In the inexplicably convoluted and unforgivably long Jabariya Jodi, inimical ideas are forced together in much the same way as unwilling men and women are bullied into matrimony. The excuse: the social menace of dowry.

A gang of professional kidnappers in Bihar abducts men who demand dowry and gets them to marry the women without taking money. The gang, led by Hukam Singh (Jaaved Jaaferi), presumably does well for itself, since Hukam lives in what appears to be a palace. The men dragooned into marriage are miserable. The women should be too, but aren’t.

Hukam’s son, Abhay (Sidharth Malhotra), leads the charge. The tattoo-sporting and fashion-forward Abhay picks up his victims with an easy smile and a handy gun, and he never pauses to consider the consequences of his actions. If dowry demands can cast a shadow over a marriage, what about the potential for ruin when the groom is unwilling? Are the women happy about wedding and bedding men who hate their sight and their families? Next question.

Abhay’s nemesis proves to be his childhood sweetheart Babli (Parineeti Chopra), a bustier-loving babe with a maroon mane and fake notions of rebellion. Babli turns the tables on Abhay by having him abducted, but then sits out the rest of the movie waiting for Abhay to see the light.

The feckless Abhay is briefly roused from his stupor when a potential groom for Babli gets a bit too graphic about what their honeymoon might be like. Sanjeev K Jha’s screenplay doesn’t get the first thing about consent, so it’s too much to expect the movie to explore Babli’s feelings with any depth or ask whether Abhay is the right man for her.

Jabariya Jodi (2019).

A better suitor for Babli is Santosh (Aparshakti Khurana), whose fate is to be used and jilted. Santosh woefully observes that Abhay is a victim of confusion and Babli a slave to her ego, and that he is the only one who knows the true meaning of love. It’s about the only moment that rings true in the awkward dance between comedy and commentary.

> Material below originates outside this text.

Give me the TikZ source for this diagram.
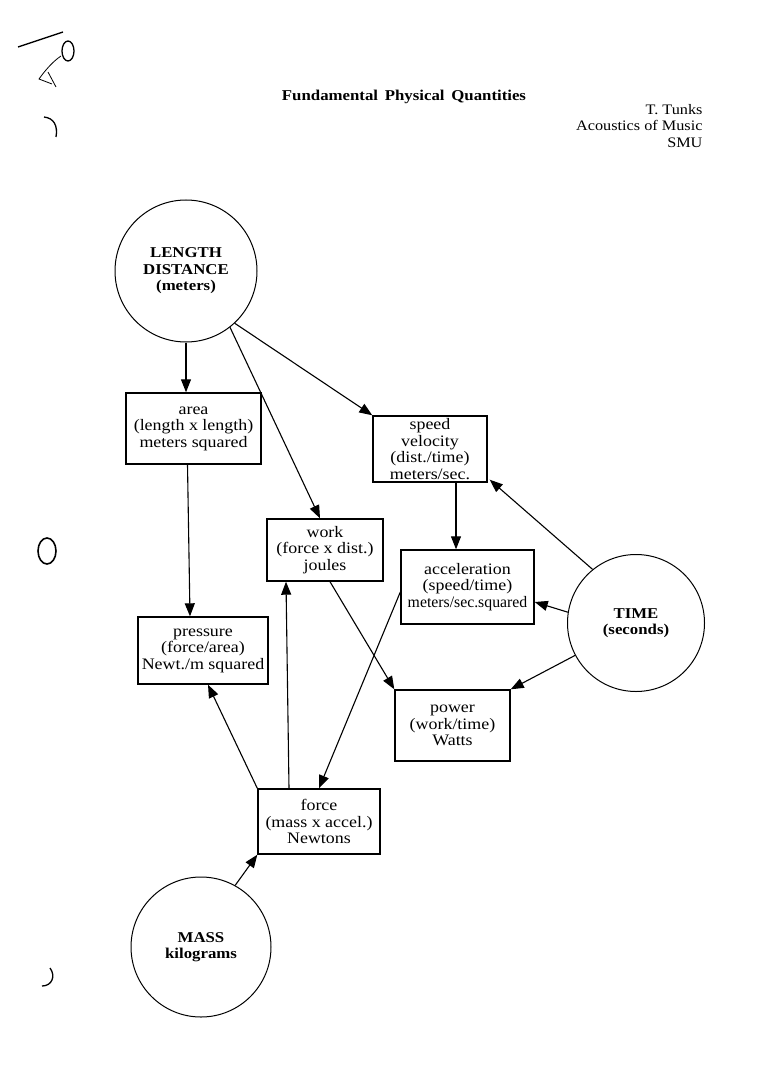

Sidharth Malhotra bares his teeth a lot, and Parineeti Chopra grimaces ever so often to signal her seriousness, but their characters are too wispy to leave any traces. The supporting cast, which includes Sanjay Mishra, Sheeba Chaddha and Chandan Roy Sanyal, put on their best professional faces for the course of 144 minutes. The humour is as forced as the romance, and the biggest question goes unanswered: what is the movie really trying to say?